EB-Risk Alert: Strike hits port trucking company

The Southern California port trucking industry was disrupted last week when drivers went on strike. EB-5 stakeholders should pay heed because of the striking similarities between the affected company and American Logistics International.

Last week, 30 drivers walked off the job at Green Fleet Systems, a port trucking company in Carson, CA. Dozens of trucks sat idle as drivers engaged in a 24-hour strike, picketing Green Fleet’s truck yard in response to recent charges that the company had violated federal labor law.

The disruption carried far beyond, as picket lines were put up at Green Fleet’s customers as drivers made deliveries, even as far as distribution centers 70 miles away. Several major customers refused to service Green Fleet trucks, presumably resulting in financial loss for the company.

Last week’s unfortunate situation is a concrete example of potential impact that a prolonged labor dispute can have on a company, which we have previously reported on.

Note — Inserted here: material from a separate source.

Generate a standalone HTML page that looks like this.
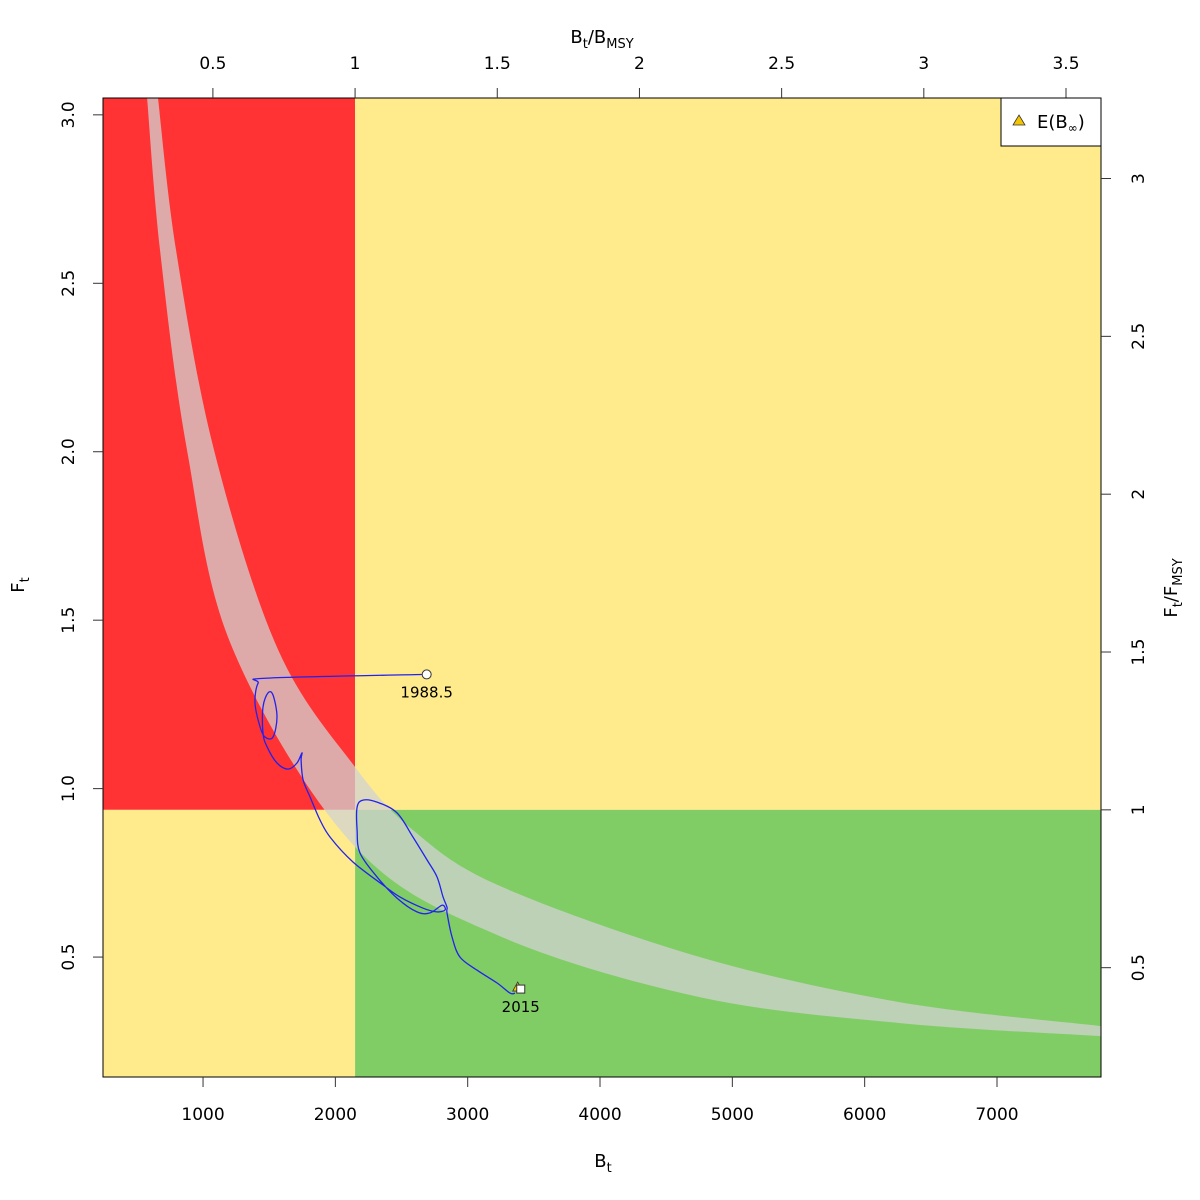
<!DOCTYPE html>
<html><head><meta charset="utf-8"><style>
body{margin:0;background:#fff}
svg{display:block;font-family:"DejaVu Sans","Liberation Sans",sans-serif}
</style></head><body>
<svg id="chart" width="1200" height="1200" viewBox="0 0 1200 1200">
<defs><clipPath id="pc"><rect x="103" y="98" width="998" height="979"/></clipPath></defs>
<g id="zones" clip-path="url(#pc)"></g>
<g id="band" clip-path="url(#pc)"></g>
<g id="traj" clip-path="url(#pc)"></g>
<g id="axes"></g>
</svg>
<script>
const xTicks=[1000,2000,3000,4000,5000,6000,7000];
const yTicks=[0.5,1.0,1.5,2.0,2.5,3.0];
const yTickLabels=["0.5","1.0","1.5","2.0","2.5","3.0"];
const topTicks=[0.5,1,1.5,2,2.5,3,3.5];
const topTickLabels=["0.5","1","1.5","2","2.5","3","3.5"];
const rightTicks=[0.5,1,1.5,2,2.5,3];
const rightTickLabels=["0.5","1","1.5","2","2.5","3"];
const Bmsy=2149;
const Fmsy=0.937;
const bandUpperB=[660,796,1083,1567,2149,2587,3244,4756,6267,7786];
const bandUpperF=[3.05,2.599,2.005,1.412,1.064,0.877,0.711,0.500,0.366,0.295];
const bandLowerB=[577,675,879,1227,2149,3244,4756,6267,7786];
const bandLowerF=[3.05,2.599,2.005,1.412,0.827,0.562,0.381,0.304,0.265];
const trajB=[2690,1491,1416,1393,1431,1469,1529,1559,1529,1491,1453,1453,1484,1559,1642,1710,1748,1741,1756,1809,1884,1960,2134,2360,2489,2663,2768,2829,2806,2715,2617,2466,2315,2186,2164,2164,2209,2315,2466,2587,2693,2768,2814,2844,2844,2882,2942,3071,3222,3320,3358];
const trajF=[1.339,1.328,1.313,1.254,1.183,1.153,1.153,1.213,1.278,1.284,1.242,1.165,1.124,1.076,1.058,1.076,1.106,1.085,1.026,0.975,0.907,0.856,0.782,0.714,0.678,0.645,0.634,0.640,0.654,0.631,0.634,0.675,0.738,0.809,0.877,0.945,0.966,0.960,0.928,0.856,0.788,0.738,0.678,0.648,0.631,0.559,0.500,0.461,0.423,0.393,0.393];
const startLabel="1988.5", endLabel="2015";
const endB=3401,endF=0.405, eBinfB=3378, eBinfF=0.411;

const X0=103,X1=1101,Y0=98,Y1=1077;
const bMin=244,bMax=7786,fMin=0.144,fMax=3.05;
const xs=b=>X0+(b-bMin)/(bMax-bMin)*(X1-X0);
const ys=f=>Y1-(f-fMin)/(fMax-fMin)*(Y1-Y0);
const NS="http://www.w3.org/2000/svg";
function mk(tag,parent,attrs){const e=document.createElementNS(NS,tag);for(const k in attrs)e.setAttribute(k,attrs[k]);parent.appendChild(e);return e;}
const zones=document.getElementById('zones'),band=document.getElementById('band'),traj=document.getElementById('traj'),axes=document.getElementById('axes');
const bx=xs(Bmsy),fy=ys(Fmsy);
let z;
z=mk('rect',zones,{x:X0,y:Y0,width:bx-X0,height:fy-Y0,fill:'#ff3333'});

z=mk('rect',zones,{x:bx,y:Y0,width:X1-bx,height:fy-Y0,fill:'#ffeb8c'});

z=mk('rect',zones,{x:X0,y:fy,width:bx-X0,height:Y1-fy,fill:'#ffeb8c'});

z=mk('rect',zones,{x:bx,y:fy,width:X1-bx,height:Y1-fy,fill:'#80cd66'});


function smooth(pts){let d='M'+pts[0][0].toFixed(1)+','+pts[0][1].toFixed(1);
 for(let i=0;i<pts.length-1;i++){const p0=pts[i-1]||pts[i],p1=pts[i],p2=pts[i+1],p3=pts[i+2]||p2;
 const c1=[p1[0]+(p2[0]-p0[0])/6,p1[1]+(p2[1]-p0[1])/6],c2=[p2[0]-(p3[0]-p1[0])/6,p2[1]-(p3[1]-p1[1])/6];
 d+=' C'+c1[0].toFixed(1)+','+c1[1].toFixed(1)+' '+c2[0].toFixed(1)+','+c2[1].toFixed(1)+' '+p2[0].toFixed(1)+','+p2[1].toFixed(1);}return d;}
const up=bandUpperB.map((b,i)=>[xs(b),ys(bandUpperF[i])]);
const lo=bandLowerB.map((b,i)=>[xs(b),ys(bandLowerF[i])]).reverse();
const upD=smooth(up), loD=smooth(lo).replace('M','L');
const bp=mk('path',band,{d:upD+' '+loD+' Z',fill:'rgba(210,210,210,0.75)'});


const tp=mk('path',traj,{d:smooth(trajB.map((b,i)=>[xs(b),ys(trajF[i])])),fill:'none',stroke:'#2222ee','stroke-width':1.3});

const sc=mk('circle',traj,{cx:xs(trajB[0]),cy:ys(trajF[0]),r:4.5,fill:'#fff',stroke:'#333','stroke-width':1});

let t=mk('text',traj,{x:xs(trajB[0]),y:ys(trajF[0])+23,'text-anchor':'middle','font-size':15});t.textContent=startLabel;

const tx=xs(eBinfB),ty=ys(eBinfF);
const tri=mk('polygon',traj,{points:`${tx-5},${ty+4} ${tx+5},${ty+4} ${tx},${ty-5}`,fill:'#f5c400',stroke:'#333','stroke-width':0.8});

const sq=mk('rect',traj,{x:xs(endB)-4,y:ys(endF)-4,width:8,height:8,fill:'#fff',stroke:'#333','stroke-width':1});

t=mk('text',traj,{x:xs(endB),y:ys(endF)+23,'text-anchor':'middle','font-size':15});t.textContent=endLabel;


const fr=mk('rect',axes,{x:X0,y:Y0,width:X1-X0,height:Y1-Y0,fill:'none',stroke:'#000','stroke-width':1});

xTicks.forEach(v=>{const x=xs(v);const l=mk('line',axes,{x1:x,x2:x,y1:Y1,y2:Y1+10,stroke:'#333'});
 
 const tt=mk('text',axes,{x:x,y:1120,'text-anchor':'middle','font-size':17});tt.textContent=v;
 });
yTicks.forEach((v,i)=>{const y=ys(v);const l=mk('line',axes,{x1:X0-10,x2:X0,y1:y,y2:y,stroke:'#333'});
 
 const tt=mk('text',axes,{x:74,y:y,'text-anchor':'middle','font-size':17,transform:`rotate(-90 74 ${y})`});tt.textContent=yTickLabels[i];
 });
topTicks.forEach((v,i)=>{const x=xs(v*Bmsy);const l=mk('line',axes,{x1:x,x2:x,y1:Y0-10,y2:Y0,stroke:'#333'});
 
 const tt=mk('text',axes,{x:x,y:69,'text-anchor':'middle','font-size':17});tt.textContent=topTickLabels[i];
 });
rightTicks.forEach((v,i)=>{const y=ys(v*Fmsy);const l=mk('line',axes,{x1:X1,x2:X1+10,y1:y,y2:y,stroke:'#333'});
 
 const tt=mk('text',axes,{x:1144,y:y,'text-anchor':'middle','font-size':17,transform:`rotate(-90 1144 ${y})`});tt.textContent=rightTickLabels[i];
 });
</script>
<svg style="position:absolute;left:0;top:0" width="1200" height="1200">
<text x="603" y="1167" text-anchor="middle" font-size="18" font-family="DejaVu Sans,sans-serif">B<tspan font-size="13" dy="5">t</tspan></text>
<text x="24" y="585" text-anchor="middle" font-size="18" font-family="DejaVu Sans,sans-serif" transform="rotate(-90 24 585)">F<tspan font-size="13" dy="5">t</tspan></text>
<text x="602" y="43" text-anchor="middle" font-size="18" font-family="DejaVu Sans,sans-serif">B<tspan font-size="13" dy="5">t</tspan><tspan dy="-5">/B</tspan><tspan font-size="13" dy="5">MSY</tspan></text>
<text x="1177" y="588" text-anchor="middle" font-size="18" font-family="DejaVu Sans,sans-serif" transform="rotate(-90 1177 588)">F<tspan font-size="13" dy="5">t</tspan><tspan dy="-5">/F</tspan><tspan font-size="13" dy="5">MSY</tspan></text>
<g>
<rect x="1001" y="98" width="100" height="48" fill="#fff" stroke="#000" stroke-width="1"/>
<polygon points="1013,125 1025,125 1019,115" fill="#f5c400" stroke="#333" stroke-width="0.8"/>
<text x="1037" y="128" font-size="18" font-family="DejaVu Sans,sans-serif">E(B<tspan font-size="12" dy="4">∞</tspan><tspan dy="-4">)</tspan></text>
</g>
</svg>
</body></html>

EB-5 stakeholders should take notice because the conditions that led to the strike at Green Fleet are almost identical to those at American Logistics:

  • Like Green Fleet, American Logistics provides integrated logistics services, including warehousing, third-party logistics and trucking services to the Ports of Los Angeles and Long Beach. Both companies are located in Carson, CA, a city that recently passed a resolution in support of truck drivers. The resolution named only two companies: Green Fleet Systems and American Logistics International. The Carson mayor and two Carson city councilmembers walked the picket line at Green Fleet in support of striking employees.
  • While the LA/Long Beach port trucking market is composed of about a thousand companies, Green Fleet and American Logistics are the only two companies in the entire sector where drivers have publicly announced their intent to organize their union with the Teamsters. Drivers at both companies publicly launched their efforts in January, 2013. Similarly, drivers at both companies have made numerous pleas for collaboration, but have been rebuffed by company management. Both groups of drivers have also sought support from community and political leaders.
  • Both companies are now embroiled in escalating labor disputes. Like Green Fleet, American Logistics management has hired an outside “labor consultant” to oppose its employees’ organizing efforts, rather than remain neutral.  In our experience, such “labor consultants” serve to highlight discord between employees and management, rather than foster collaboration.
  • Similar to Green Fleet, American Logistics has been charged with violating federal labor law.  We recently reported on the charges filed against American Logistics. The National Labor Relations Board complaint filed against Green Fleet is similar, charging the company with “interfering with, restraining, and coercing employees in the exercise of rights guaranteed in Section 7 of the [National Labor Relations] Act and in violation of Section 8(a)(1) of the Act.” This unfair labor practice complaint was the basis of the Green Fleet drivers’ strike.

There has been much in the headlines recently about low-wage workers taking action, most recently displayed by the drivers at Green Fleet Systems and workers at fast food restaurants and Walmart stores around the US going on strike. Strikes are an unfortunate result when disputes are not resolved at the workplace. EB-5 stakeholders should stay vigilant.